Wednesday, May 7, 2014

Renting & Privacy Rules, by Megan Sukovich & Madison Norris

Renting presents issues of privacy for the involved parties. Tenants want privacy to be respected while landlords and inspectors want to perform effective jobs.

There is a myth that landlords have to give a 24-hour notice before entering a rental property. According to The Wisconsin Way tenant’s rights fact sheet, a landlord has the right to inspect, repair, and show the premises at reasonable times with a 12-hour advance notice. The landlord may enter with less notice in the case of an emergency or if the tenant agrees to a shorter notice.

“It can sometimes feel weird when a landlord comes over. You’re nervous they will come in and hate the mess, find something they didn’t like, or worse, find something to charge you for,” admits La Crosse student renter, Brandon Forcier.

Landlord-tenant law provides that a tenant has the right to exclusive possession of the unit during the tenancy, unless the landlord and tenant have agreed to a Non-Standard Rental Provision that specifically authorizes the entry. The landlord has no general right to enter the unit without the tenant's permission.
State law does authorize the landlord to enter the premises without advance approval under certain circumstances regarding safety and emergency situations.

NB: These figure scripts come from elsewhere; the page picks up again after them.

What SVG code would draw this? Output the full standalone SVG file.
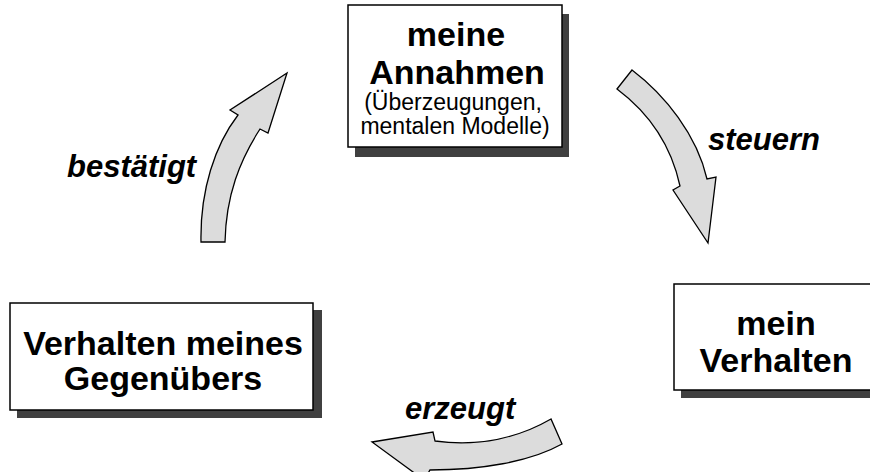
<svg xmlns="http://www.w3.org/2000/svg" width="870" height="472" viewBox="0 0 870 472">
<style>
.box{fill:#fff;stroke:#000;stroke-width:1.5}
.shadow{fill:#404040}
.bt{font-family:"Liberation Sans",Arial,sans-serif;font-weight:bold;font-size:34px;text-anchor:middle;fill:#000}
.st{font-family:"Liberation Sans",Arial,sans-serif;font-size:23px;text-anchor:middle;fill:#000}
.lbl{font-family:"Liberation Sans",Arial,sans-serif;font-weight:bold;font-style:italic;font-size:31px;fill:#000}
.arrow{fill:#dcdcdc;stroke:#000;stroke-width:1.3;stroke-linejoin:miter}
</style>
<rect width="870" height="472" fill="#fff"/>
<g id="annahmen">
<rect class="shadow" x="355" y="14" width="214" height="143"/>
<rect class="box" x="348" y="5" width="214" height="142"/>
<text class="bt" x="456" y="46">meine</text>
<text class="bt" x="457" y="84">Annahmen</text>
<text class="st" x="453" y="110">(Überzeugungen,</text>
<text class="st" x="455" y="134">mentalen Modelle)</text>
</g>
<g id="mein-verhalten">
<rect class="shadow" x="681" y="292" width="200" height="106"/>
<rect class="box" x="674" y="284" width="200" height="106"/>
<text class="bt" x="776" y="335">mein</text>
<text class="bt" x="776" y="372">Verhalten</text>
</g>
<g id="gegenueber">
<rect class="shadow" x="17" y="310" width="305" height="108"/>
<rect class="box" x="10" y="303" width="303" height="107"/>
<text class="bt" x="163" y="355">Verhalten meines</text>
<text class="bt" x="163" y="390">Gegenübers</text>
</g>
<g id="connectors">
<path class="arrow" d="M632,70 C665,95 697,135 707,179 L716,177 L708,243 L673,190 L680,186 C670,140 645,110 617,89 Z"/>
<text class="lbl" x="708" y="150">steuern</text>
<path class="arrow" d="M372,442 L433,432 L435,441 C480,447 520,437 551,419 L562,444 C530,462 480,470 430,470 L424,480 Z"/>
<text class="lbl" x="405" y="419">erzeugt</text>
<path class="arrow" d="M201,242 C200,190 215,145 238,115 L230,110 L287,73 L268,133 L260,129 C240,160 226,195 225,242 Z"/>
<text class="lbl" x="67" y="177">bestätigt</text>
</g>
</svg>
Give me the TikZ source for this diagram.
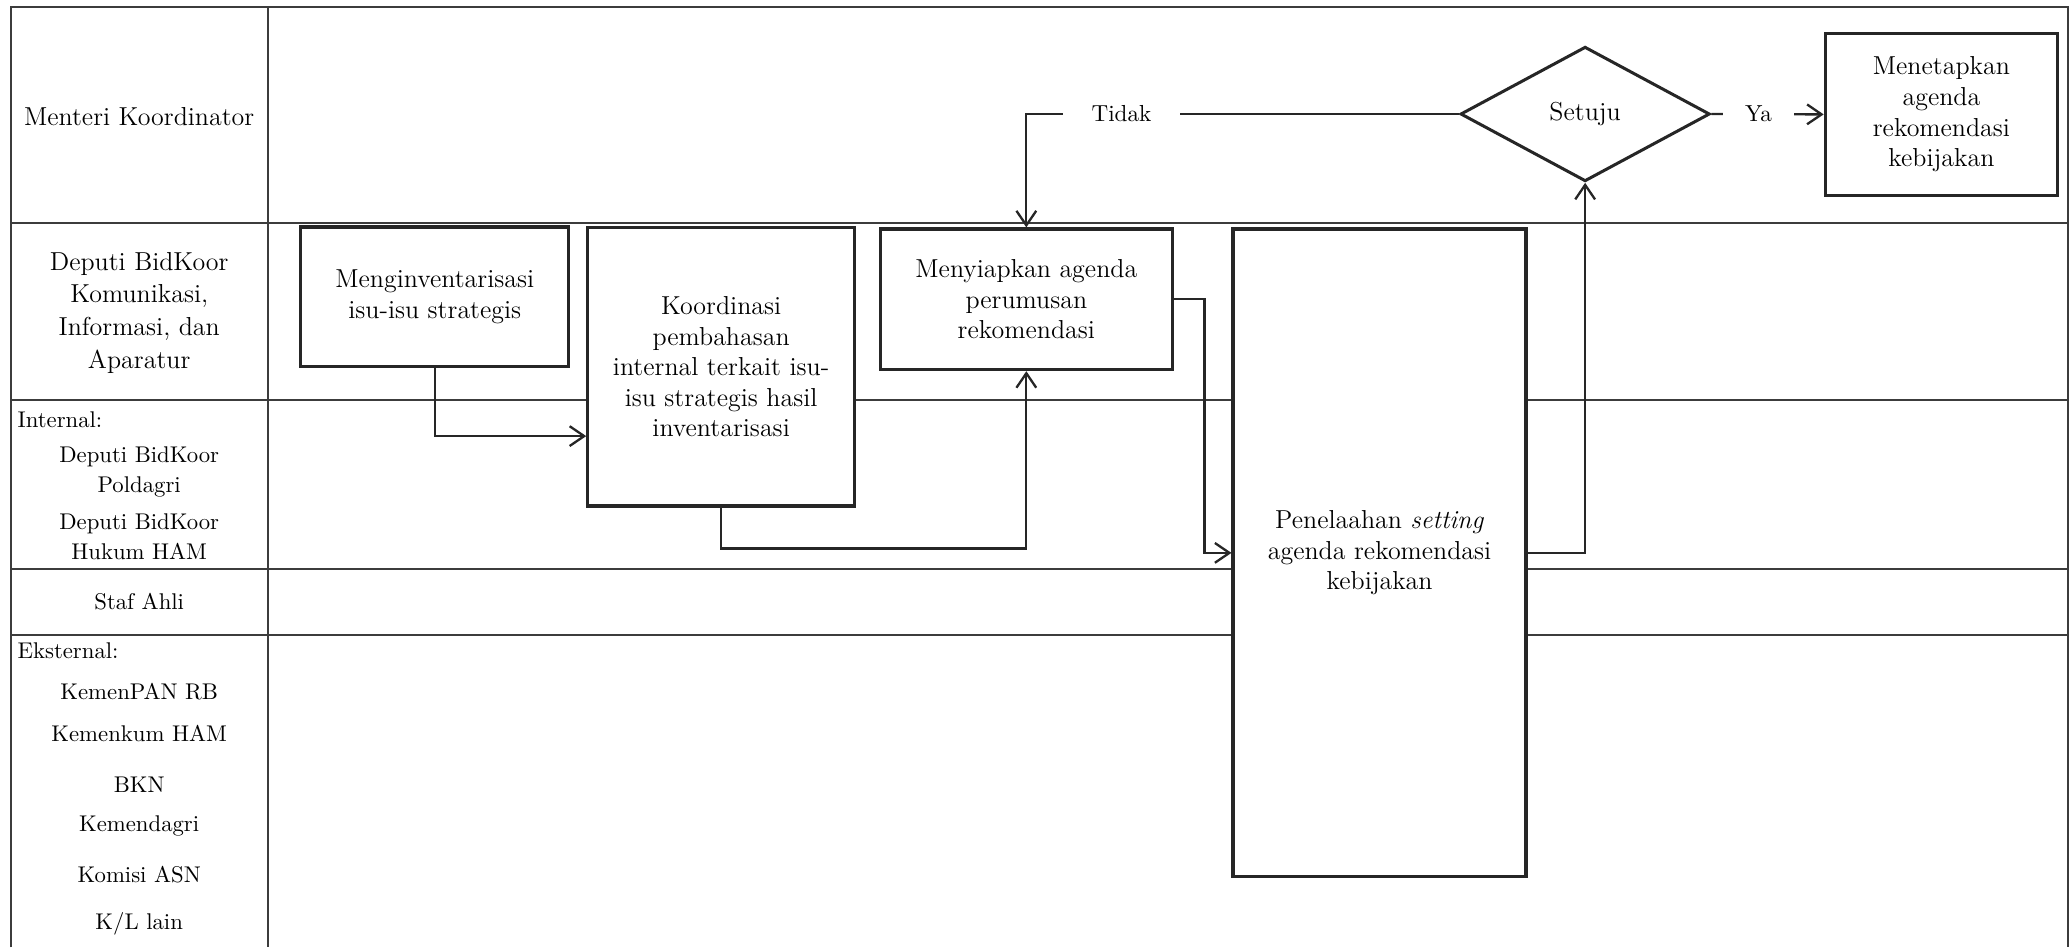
\documentclass[tikz,border=0pt]{standalone}
\usepackage{tikz}
\usetikzlibrary{positioning,arrows.meta,shapes.geometric}
\definecolor{laneline}{HTML}{3C3C3C}
\definecolor{boxline}{HTML}{262626}
\tikzset{
  lane/.style     = {draw=laneline, line width=0.9pt},
  lanehead/.style = {align=center, inner sep=0pt, font=\fontsize{11.2}{14.1}\selectfont},
  member/.style   = {align=center, inner sep=0pt, font=\fontsize{9.8}{12.9}\selectfont},
  task/.style     = {draw=boxline, line width=1.4pt, fill=white, align=center,
                     inner sep=3pt, font=\fontsize{11.2}{13.2}\selectfont},
  decision/.style = {diamond, draw=boxline, line width=1.3pt, fill=white, inner sep=0pt,
                     minimum width=37.8mm, minimum height=20.4mm,
                     font=\fontsize{11.2}{13.2}\selectfont},
  flow/.style     = {-{Straight Barb[length=2.2mm, width=3mm]}, draw=boxline, line width=1pt},
  answer/.style   = {fill=white, inner ysep=1pt, font=\fontsize{10}{12}\selectfont},
}

\begin{document}
\begin{tikzpicture}[x=0.2mm, y=-0.2mm]
  \useasboundingbox (0,0) rectangle (1568,718);

  % swimlanes
  \draw[lane] (8,718) -- (8,5) -- (1567,5) -- (1567,718);
  \draw[lane] (203,5) -- (203,718);
  \draw[lane] (8,169) -- (1567,169);
  \draw[lane] (8,303) -- (1567,303);
  \draw[lane] (8,431) -- (1567,431);
  \draw[lane] (8,481) -- (1567,481);

  \node[lanehead] (mk) at (105.5,88) {Menteri Koordinator};
  \node[lanehead] (dep) at (105.5,237) {Deputi BidKoor\\ Komunikasi,\\ Informasi, dan\\ Aparatur};
  \node[member, anchor=west] (intl) at (13,318) {Internal:};
  \node[member] (pold) at (105.5,358) {Deputi BidKoor\\ Poldagri};
  \node[member] (hkm) at (105.5,407) {Deputi BidKoor\\ Hukum HAM};
  \node[member] (staf) at (105.5,456) {Staf Ahli};
  \node[member, anchor=west] (ekst) at (13,493) {Eksternal:};
  \node[member] (pan) at (105.5,524) {KemenPAN RB};
  \node[member] (kum) at (105.5,556) {Kemenkum HAM};
  \node[member] (bkn) at (105.5,595) {BKN};
  \node[member] (dagri) at (105.5,626) {Kemendagri};
  \node[member] (kasn) at (105.5,663) {Komisi ASN};
  \node[member] (kl) at (105.5,700) {K/L lain};

  % process
  \node[task, minimum width=40.6mm, minimum height=21.2mm] (inv) at (329.5,225)
       {Menginventarisasi\\ isu-isu strategis};
  \node[task, minimum width=40.4mm, minimum height=42.2mm] (koor) at (546.5,278)
       {Koordinasi\\ pembahasan\\ internal terkait isu-\\ isu strategis hasil\\ inventarisasi};
  \node[task, minimum width=44.3mm, minimum height=21.3mm] (siap) at (777.8,226.8)
       {Menyiapkan agenda\\ perumusan\\ rekomendasi};
  \node[task, minimum width=44.4mm, minimum height=98.2mm] (telaah) at (1045.5,419)
       {Penelaahan \textit{setting}\\ agenda rekomendasi\\ kebijakan};
  \node[decision] (setuju) at (1201.3,86.4) {Setuju};
  \node[task, minimum width=35.2mm, minimum height=24.5mm] (tetap) at (1471.3,86.7)
       {Menetapkan\\ agenda\\ rekomendasi\\ kebijakan};

  \draw[flow] (inv.south) |- ([yshift=-10.5mm]koor.west);
  \draw[flow] (koor.south) -- ++(0,31) -| (siap.south);
  \draw[flow] (siap.east) -- ++(23,0) |- (telaah.west);
  \draw[flow] (telaah.east) -| (setuju.south);
  \draw[flow] (setuju.west) -| node[answer, pos=0.39, inner xsep=4.4mm] (tidak) {Tidak} (siap.north);
  \draw[flow] (setuju.east) -- node[answer, pos=0.42, inner xsep=3.4mm] (ya) {Ya} (tetap.west);
\end{tikzpicture}
\end{document}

Tenants are uncomfortable with inspectors entering their home as well. According to the La Crosse Chief Inspector, Dave Reinhart, tenants sometimes fear the property will be condemned or they evicted if an inspector finds a major issue. Tenant eviction is always a process that involves a court order.

A landlord who receives written notice from a law enforcement agency that the dwelling unit has been declared a nuisance under Wisconsin statutes may evict the tenant. Depending on the purpose of the eviction, failure of pay rent or other contract violation, the tenant will receive either a five or fourteen day notice.

“Some tenants will call with complaints, but when we try to make an appointment to inspect their rental, the tenants change their mind about us coming over,” says Reinhart.